▸ Task:
Give the data below again exactly as written, without its pictures.

## Start Given material

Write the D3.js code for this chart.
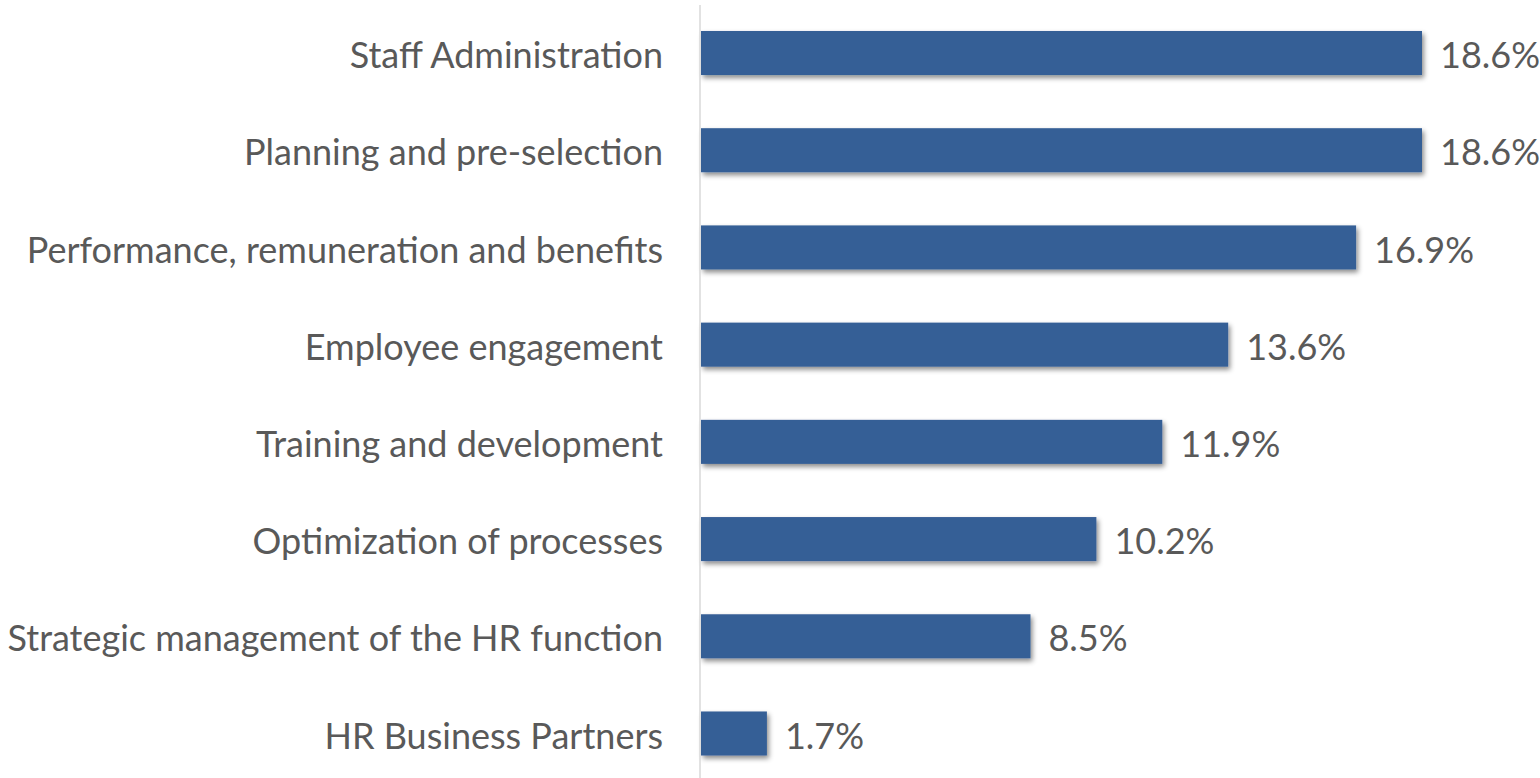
<!DOCTYPE html>
<html>
<head>
<meta charset="utf-8">
<script src="https://cdn.jsdelivr.net/npm/d3@7"></script>
<style>
  html, body { margin: 0; padding: 0; background: #fff; }
  text { font-family: Lato, "Open Sans", sans-serif; fill: #595959; }
</style>
</head>
<body>
<div id="chart"></div>
<script>
const categories = [
  "Staff Administration",
  "Planning and pre-selection",
  "Performance, remuneration and benefits",
  "Employee engagement",
  "Training and development",
  "Optimization of processes",
  "Strategic management of the HR function",
  "HR Business Partners"
];
const values = [18.6, 18.6, 16.9, 13.6, 11.9, 10.2, 8.5, 1.7];

const width = 1540, height = 778;
const axisX = 700;
const barColor = "#365f96";

const svg = d3.select("#chart")
  .append("svg")
  .attr("width", width)
  .attr("height", height)
  .attr("viewBox", `0 0 ${width} ${height}`);

const defs = svg.append("defs");
defs.append("filter")
  .attr("id", "shadow")
  .attr("x", "-10%").attr("y", "-30%")
  .attr("width", "130%").attr("height", "180%")
  .append("feDropShadow")
  .attr("dx", 2).attr("dy", 3)
  .attr("stdDeviation", 2.5)
  .attr("flood-color", "#000")
  .attr("flood-opacity", 0.45);

const xScale = d3.scaleLinear()
  .domain([0, 18.6])
  .range([axisX + 1, 1422]);

const yScale = d3.scaleBand()
  .domain(categories)
  .range([4.4, 782.1])
  .paddingInner(0.547)
  .paddingOuter(0.2735);

const data = categories.map((c, i) => ({ cat: c, val: values[i] }));

svg.append("g")
  .selectAll("rect")
  .data(data)
  .join("rect")
  .attr("x", xScale(0))
  .attr("y", d => yScale(d.cat))
  .attr("width", d => xScale(d.val) - xScale(0))
  .attr("height", yScale.bandwidth())
  .attr("fill", barColor)
  .attr("filter", "url(#shadow)");

// left axis: category labels only, the line is drawn separately
const leftAxisG = svg.append("g")
  .attr("transform", `translate(${axisX},0)`)
  .call(d3.axisLeft(yScale).tickSize(0).tickPadding(37));

leftAxisG.select(".domain").remove();
leftAxisG.selectAll("text")
  .attr("font-size", 36)
  .attr("dy", "0.42em")
  .style("font-family", "Lato, 'Open Sans', sans-serif")
  .attr("fill", "#595959");

svg.append("line")
  .attr("x1", axisX).attr("x2", axisX)
  .attr("y1", 5).attr("y2", height)
  .attr("stroke", "#d9d9d9")
  .attr("stroke-width", 1.5);

svg.append("g")
  .selectAll("text")
  .data(data)
  .join("text")
  .attr("x", d => xScale(d.val) + 18)
  .attr("y", d => yScale(d.cat) + yScale.bandwidth() / 2)
  .attr("dy", "0.42em")
  .attr("font-size", 36)
  .text(d => d.val.toFixed(1) + "%");
</script>
</body>
</html>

## End Given material

▸ Result of the exercise:
Write the D3.js code for this chart.
<!DOCTYPE html>
<html>
<head>
<meta charset="utf-8">
<script src="https://cdn.jsdelivr.net/npm/d3@7"></script>
<style>
  html, body { margin: 0; padding: 0; background: #fff; }
  text { font-family: Lato, "Open Sans", sans-serif; fill: #595959; }
</style>
</head>
<body>
<div id="chart"></div>
<script>
const categories = [
  "Staff Administration",
  "Planning and pre-selection",
  "Performance, remuneration and benefits",
  "Employee engagement",
  "Training and development",
  "Optimization of processes",
  "Strategic management of the HR function",
  "HR Business Partners"
];
const values = [18.6, 18.6, 16.9, 13.6, 11.9, 10.2, 8.5, 1.7];

const width = 1540, height = 778;
const axisX = 700;
const barColor = "#365f96";

const svg = d3.select("#chart")
  .append("svg")
  .attr("width", width)
  .attr("height", height)
  .attr("viewBox", `0 0 ${width} ${height}`);

const defs = svg.append("defs");
defs.append("filter")
  .attr("id", "shadow")
  .attr("x", "-10%").attr("y", "-30%")
  .attr("width", "130%").attr("height", "180%")
  .append("feDropShadow")
  .attr("dx", 2).attr("dy", 3)
  .attr("stdDeviation", 2.5)
  .attr("flood-color", "#000")
  .attr("flood-opacity", 0.45);

const xScale = d3.scaleLinear()
  .domain([0, 18.6])
  .range([axisX + 1, 1422]);

const yScale = d3.scaleBand()
  .domain(categories)
  .range([4.4, 782.1])
  .paddingInner(0.547)
  .paddingOuter(0.2735);

const data = categories.map((c, i) => ({ cat: c, val: values[i] }));

svg.append("g")
  .selectAll("rect")
  .data(data)
  .join("rect")
  .attr("x", xScale(0))
  .attr("y", d => yScale(d.cat))
  .attr("width", d => xScale(d.val) - xScale(0))
  .attr("height", yScale.bandwidth())
  .attr("fill", barColor)
  .attr("filter", "url(#shadow)");

// left axis: category labels only, the line is drawn separately
const leftAxisG = svg.append("g")
  .attr("transform", `translate(${axisX},0)`)
  .call(d3.axisLeft(yScale).tickSize(0).tickPadding(37));

leftAxisG.select(".domain").remove();
leftAxisG.selectAll("text")
  .attr("font-size", 36)
  .attr("dy", "0.42em")
  .style("font-family", "Lato, 'Open Sans', sans-serif")
  .attr("fill", "#595959");

svg.append("line")
  .attr("x1", axisX).attr("x2", axisX)
  .attr("y1", 5).attr("y2", height)
  .attr("stroke", "#d9d9d9")
  .attr("stroke-width", 1.5);

svg.append("g")
  .selectAll("text")
  .data(data)
  .join("text")
  .attr("x", d => xScale(d.val) + 18)
  .attr("y", d => yScale(d.cat) + yScale.bandwidth() / 2)
  .attr("dy", "0.42em")
  .attr("font-size", 36)
  .text(d => d.val.toFixed(1) + "%");
</script>
</body>
</html>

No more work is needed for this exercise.